Don’t Make Me Spray You With Lysol.

lysol

Before children I dealt with sickness or being sick once a year. It was a rare occasion for me to have a cold or the flu. Having to deal with snot or puke was not even on my radar. There wasn’t a need for a sick day. I never missed a party or an event because of green snot. Then I had a child.

Not too long ago I read that the average child has 10 colds a year, the average adult has three. Calculating in regards to my family, that means 30 colds amongst the creatures I have birthed and 6 between my husband and I. Further information states that the average cold will last 7 days. That means 252 days out of the 365 of the year someone will be sick in my house, exposing the rest of the clan to their disgusting snot and spraying coughs. Add in the number of times that allergies strike, an out break of pink eye clobbers the preschool classroom or a stomach bug hits the church nursery. At the end of my calculating I come to the end result that the Halperin household will have a sickness almost 365 days a year.  This means that the house doctor, mommy, is on call 24 hours a day. Boogie Wipes on hand. Cold meds stocked. A cabinet brimming with essential oils and herbal vitamins. Hand sanitizer in every pocket, purse and drawer. Pediatrician on speed dial. Allergists card tacked to the fridge. Minute-Clinic contact number memorized.
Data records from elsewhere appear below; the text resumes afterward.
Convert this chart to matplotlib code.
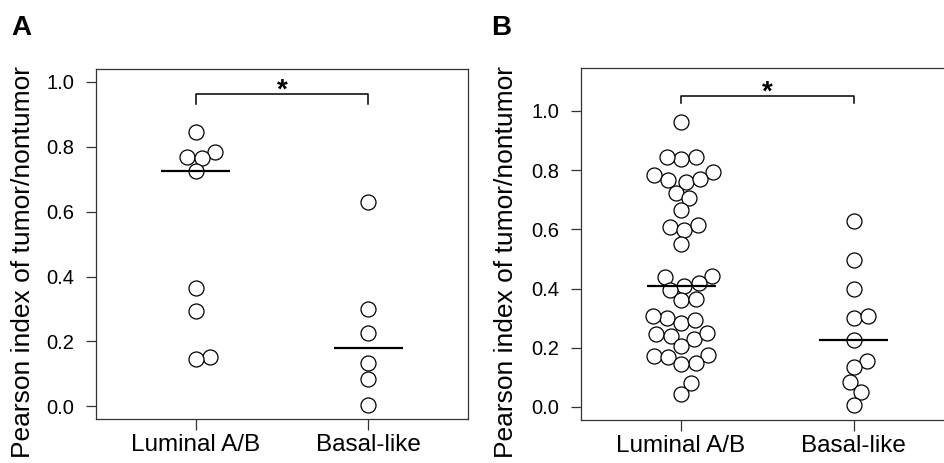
import numpy as np
import matplotlib
matplotlib.use("Agg")
import matplotlib.pyplot as plt

plt.rcParams['font.family'] = ['Liberation Sans', 'DejaVu Sans']

groups = ["Luminal A/B", "Basal-like"]
yticks = [0.0, 0.2, 0.4, 0.6, 0.8, 1.0]

# panel A values
lum_a = [0.846, 0.785, 0.769, 0.766, 0.725, 0.365, 0.295, 0.152, 0.146]
bas_a = [0.629, 0.300, 0.226, 0.134, 0.084, 0.005]

# panel B values
lum_b = [0.961, 0.843, 0.837, 0.843, 0.785, 0.794, 0.766, 0.759, 0.769,
         0.724, 0.706, 0.665, 0.608, 0.597, 0.614, 0.549, 0.443, 0.439,
         0.420, 0.408, 0.394, 0.360, 0.364, 0.301, 0.285, 0.293, 0.307,
         0.245, 0.240, 0.228, 0.251, 0.205, 0.171, 0.169, 0.177, 0.150,
         0.144, 0.081, 0.045]
bas_b = [0.628, 0.498, 0.400, 0.301, 0.307, 0.225, 0.154, 0.135, 0.084,
         0.049, 0.006]

W, H = 945, 463
fig = plt.figure(figsize=(W / 100, H / 100), dpi=100)

ylab = "Pearson index of tumor/nontumor"
edge = "#333333"
DIAM = 14.6  # px spacing used for the swarm


def swarm(ax, xc, ys, d):
    # beeswarm "swarm" layout, done in pixel space, ascending priority
    tr = ax.transData
    pts = tr.transform(np.column_stack([np.full(len(ys), xc), ys]))
    ppu = tr.transform((1, 0))[0] - tr.transform((0, 0))[0]
    order = np.argsort(ys, kind="stable")
    px, py = [], []
    off = np.zeros(len(ys))
    for i in order:
        y = pts[i, 1]
        cands = [0.0]
        for xo, yo in zip(px, py):
            dy = abs(y - yo)
            if dy < d:
                dx = np.sqrt(d * d - dy * dy)
                cands += [xo + dx, xo - dx]
        cands.sort(key=lambda c: (round(abs(c), 6), -c))
        pick = cands[-1]
        for c in cands:
            if all((c - xo) ** 2 + (y - yo) ** 2 >= d * d - 1e-6
                   for xo, yo in zip(px, py)):
                pick = c
                break
        px.append(pick)
        py.append(y)
        off[i] = pick
    return xc + off / ppu


def panel(rect, data, ylim, letter, letter_x, lab_x, br_y, br_leg):
    ax = fig.add_axes(rect)
    ax.set_xlim(0.42, 2.58)
    ax.set_ylim(*ylim)
    for k, vals in enumerate(data):
        xc = k + 1
        xs = swarm(ax, xc, vals, DIAM)
        ax.plot(xs, vals, 'o', ms=10.8, mfc='white', mec='black', mew=0.9,
                ls='none', zorder=3)
        med = np.median(vals)
        ax.plot([xc - 0.2, xc + 0.2], [med, med], color='black', lw=1.6,
                zorder=4, solid_capstyle='butt')
    # significance bracket
    tb = ax.get_xaxis_transform()
    ax.plot([1, 1, 2, 2], [br_y - br_leg, br_y, br_y, br_y - br_leg],
            color='black', lw=1.1, transform=tb, clip_on=False)
    ax.annotate("*", xy=(1.5, br_y), xycoords=tb, xytext=(0, -2.5),
                textcoords='offset points', ha='center', va='baseline',
                fontsize=20, fontweight='bold')
    ax.set_xticks([1, 2])
    ax.set_xticklabels(groups, fontsize=17.5)
    ax.set_yticks(yticks)
    ax.set_yticklabels(["%.1f" % v for v in yticks], fontsize=14.5)
    ax.tick_params(axis='y', length=7.5, width=0.9, color=edge, pad=8)
    ax.tick_params(axis='x', length=8, width=0.9, color=edge, pad=2.5)
    for s in ax.spines.values():
        s.set_color(edge)
        s.set_linewidth(0.9)
    fig.text(letter_x / W, 1 - 35 / H, letter, fontsize=20,
             fontweight='bold', ha='left', va='baseline')
    fig.text(lab_x / W, 1 - 261.5 / H, ylab, rotation=90, fontsize=19,
             ha='right', va='center')
    return ax


panel([95.7 / W, 1 - 419.3 / H, 372.6 / W, 350.3 / H], [lum_a, bas_a],
      (-0.04, 1.04), "A", 11.5, 35.0, 0.928, 0.029)
panel([581.0 / W, 1 - 420.0 / H, 372.6 / W, 351.7 / H], [lum_b, bas_b],
      (-0.044, 1.144), "B", 491.5, 518.0, 0.921, 0.019)

fig.savefig("out.png", dpi=100)
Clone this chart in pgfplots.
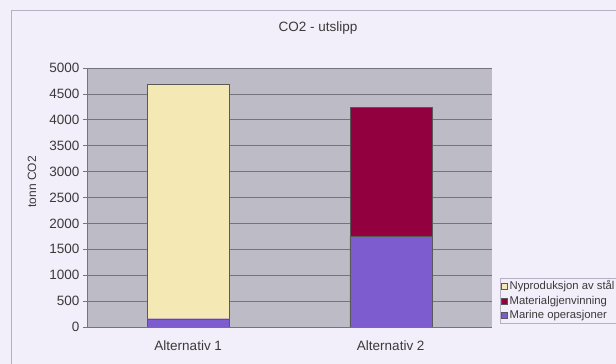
\documentclass[border=0pt]{standalone}
\usepackage{fontspec}
\setmainfont{Liberation Sans}
\usepackage{pgfplots}
\pgfplotsset{compat=1.18}
\definecolor{chartbg}{HTML}{F3EFFA}
\definecolor{framecol}{HTML}{B5B1C4}
\definecolor{plotbg}{HTML}{BDBBC5}
\definecolor{gridcol}{HTML}{74747C}
\definecolor{steel}{HTML}{F4E9B4}
\definecolor{recyc}{HTML}{93003F}
\definecolor{marine}{HTML}{7C5CCE}
\definecolor{txt}{HTML}{3A3A3A}
\begin{document}
\begin{tikzpicture}[x=1pt,y=1pt]
\useasboundingbox (0,0) rectangle (616,364);
\fill[chartbg] (0,0) rectangle (616,364);
\draw[framecol, line width=1pt] (11,-5) -- (11,353) -- (625,353);
\node[font=\fontsize{13.5}{15}\selectfont, text=txt] at (318,336) {CO2 - utslipp};
\begin{axis}[
  at={(87pt,37pt)}, anchor=south west,
  scale only axis, width=405pt, height=259pt,
  ybar stacked, bar width=82pt,
  xmin=-0.5, xmax=1.5, ymin=0, ymax=5000,
  axis background/.style={fill=plotbg},
  axis lines*=left, axis line style={-, draw=gridcol, line width=0.8pt},
  ymajorgrids, grid style={gridcol, line width=0.8pt},
  ytick={0,500,...,5000},
  /pgf/number format/assume math mode=true,
  /pgf/number format/set thousands separator={},
  tick align=outside, major tick length=4pt,
  tick style={draw=gridcol, line width=0.8pt},
  ticklabel style={font=\fontsize{13.5}{15}\selectfont, text=txt},
  xtick={0,1}, xticklabels={Alternativ 1, Alternativ 2},
  major x tick style={draw=none},
  extra x ticks={-0.5,0.5,1.5}, extra x tick labels={},
  extra x tick style={grid=none},
  xticklabel style={yshift=-6pt},
  ylabel={tonn CO2},
  ylabel style={at={(axis description cs:-0.136,0.56)}, anchor=center,
    font=\fontsize{12}{14}\selectfont, text=txt},
  reverse legend,
  legend style={at={(1,0)}, anchor=south west, xshift=8pt, yshift=4pt,
    fill=chartbg, draw=framecol, font=\fontsize{11.3}{12}\selectfont,
    text=txt, cells={anchor=west}, inner sep=1pt, row sep=0.5pt},
  legend image code/.code={\draw[#1] (0pt,-3pt) rectangle (6pt,3pt);},
]
\addplot[fill=marine, draw=black!65] coordinates {(0,160) (1,1750)};
\addplot[fill=recyc, draw=black!65] coordinates {(0,0) (1,2500)};
\addplot[fill=steel, draw=black!65] coordinates {(0,4520) (1,0)};
\legend{Marine operasjoner, Materialgjenvinning, Nyproduksjon av stål}
\end{axis}
\end{tikzpicture}
\end{document}
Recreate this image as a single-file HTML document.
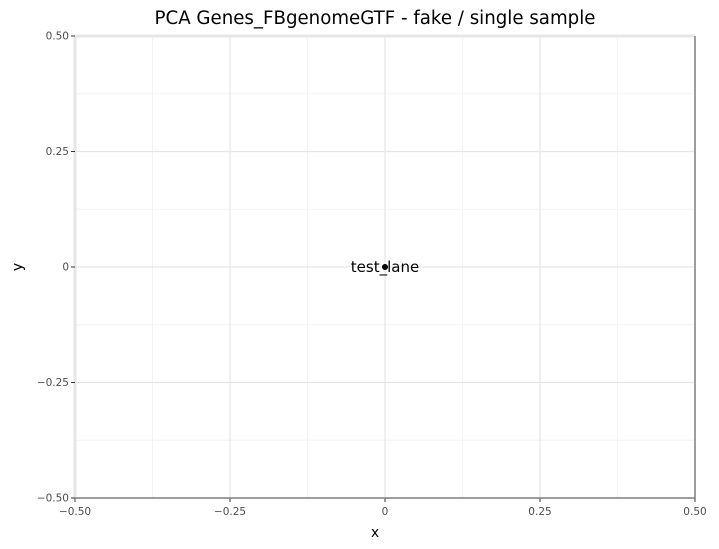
<!DOCTYPE html>
<html><head><meta charset="utf-8"><style>
body{margin:0;background:#fff}svg{display:block;font-family:"DejaVu Sans","Liberation Sans",sans-serif}
</style></head><body>
<svg id="c" width="719" height="549">
<text x="375" y="24" text-anchor="middle" font-size="18.2" fill="#000">PCA Genes_FBgenomeGTF - fake / single sample</text>
<text x="375" y="537" text-anchor="middle" font-size="14">x</text>
<text x="22" y="267" text-anchor="middle" font-size="14" transform="rotate(-90 22 267)">y</text>
</svg>
<script>
const xTicks=[-0.5,-0.25,0,0.25,0.5];
const yTicks=[-0.5,-0.25,0,0.25,0.5];
const xTickLabels=["\u22120.50","\u22120.25","0","0.25","0.50"];
const yTickLabels=["\u22120.50","\u22120.25","0","0.25","0.50"];
const minorTicks=[-0.375,-0.125,0.125,0.375];
const pointsX=[0];
const pointsY=[0];
const pointLabels=["test_lane"];
const L=75,R=695,T=36,B=498;
const sx=v=>L+(v+0.5)*(R-L);
const sy=v=>B-(v+0.5)*(B-T);
const svg=document.getElementById('c');
const NS='http://www.w3.org/2000/svg';
function mk(t,a){const e=document.createElementNS(NS,t);for(const k in a)e.setAttribute(k,a[k]);svg.appendChild(e);return e;}
minorTicks.forEach(v=>{
 let e=mk('line',{x1:sx(v),x2:sx(v),y1:T,y2:B,stroke:'#f3f3f3','stroke-width':1});
 
 
 e=mk('line',{x1:L,x2:R,y1:sy(v),y2:sy(v),stroke:'#f3f3f3','stroke-width':1});
 
 
});
xTicks.forEach((v,i)=>{
 let e=mk('line',{x1:sx(v),x2:sx(v),y1:T,y2:B,stroke:'#e6e6e6','stroke-width':i==0?3:1.2});
 
 
 e=mk('line',{x1:sx(v),x2:sx(v),y1:B,y2:B+4,stroke:'#333'});
 
 
 e=mk('text',{x:sx(v),y:B+17,'text-anchor':'middle','font-size':10.5,fill:'#4d4d4d'});
 e.textContent=xTickLabels[i];
 
 
});
yTicks.forEach((v,i)=>{
 let e=mk('line',{x1:L,x2:R,y1:sy(v),y2:sy(v),stroke:'#e6e6e6','stroke-width':i==4?3:1.2});
 
 
 e=mk('line',{x1:L-4,x2:L,y1:sy(v),y2:sy(v),stroke:'#333'});
 
 
 e=mk('text',{x:L-6,y:sy(v)+3.5,'text-anchor':'end','font-size':10.5,fill:'#4d4d4d'});
 e.textContent=yTickLabels[i];
 
 
});
let ax=mk('path',{d:`M${R},${T} V${B} H${L}`,fill:'none',stroke:'#7f7f7f','stroke-width':1.5});


pointsX.forEach((v,i)=>{
 let e=mk('circle',{cx:sx(v),cy:sy(pointsY[i]),r:3,fill:'#000'});
 
 
 e=mk('text',{x:sx(v),y:sy(pointsY[i])+5,'text-anchor':'middle','font-size':15,fill:'#000'});
 e.textContent=pointLabels[i];
 
 
});
</script>
</body></html>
For someone who doesn’t deal well with snot or vomit, having a sick child (or a large man-child as a husband) is a form of torture for me.  What creates more of an annoyance for me is that my kids always, ALWAYS seem to come down with something when I have plans. Don’t get me wrong, I do feel bad for my kids when they come down with a bug, but I’d be lying if the first thought that comes into my head is “You’ve got to be kidding me!!! $$#%$%” I should have known this prior to becoming a mommy because the man I ended up marrying, who would later become the daddy of my babies, was sick for EVERY SINGLE New Year’s Eve for the first six that we were together.

The amount of money that is spent on doctor visits, heath store visits and pharmacy purchases is close to insane when you have children. You don’t want them to suffer, live in fear of them getting sicker than what is deemed normal and want them to get well as quickly as possible, so you spend obscene amounts of cash to find a cure. After all the purchases and running around, at the end of the day a little TLC from Dr. Mommy is what naturally does the trick.

As we are in the throes of cold/flu season please accept my apologies in advance for my public behavior. I apologize for jumping in front of and shielding my children from your sneeze like a crazed lunatic. I am sorry for throwing daggers with my eyes at your children that are coughing or wiping their noses on your pants. I am apologetic for my actions that include wiping down every inch of the restaurant table or the extra ten minutes that it takes me to check out at the health food store as I interrogate the cashier on the difference between this brand of Elderberry and this form of Echinacea. I’m just trying to make it through 365 days with a mission to have at least a couple be snot free. So do me a favor and wash your hands … don’t make me do it for you or have to spray you with Lysol in public.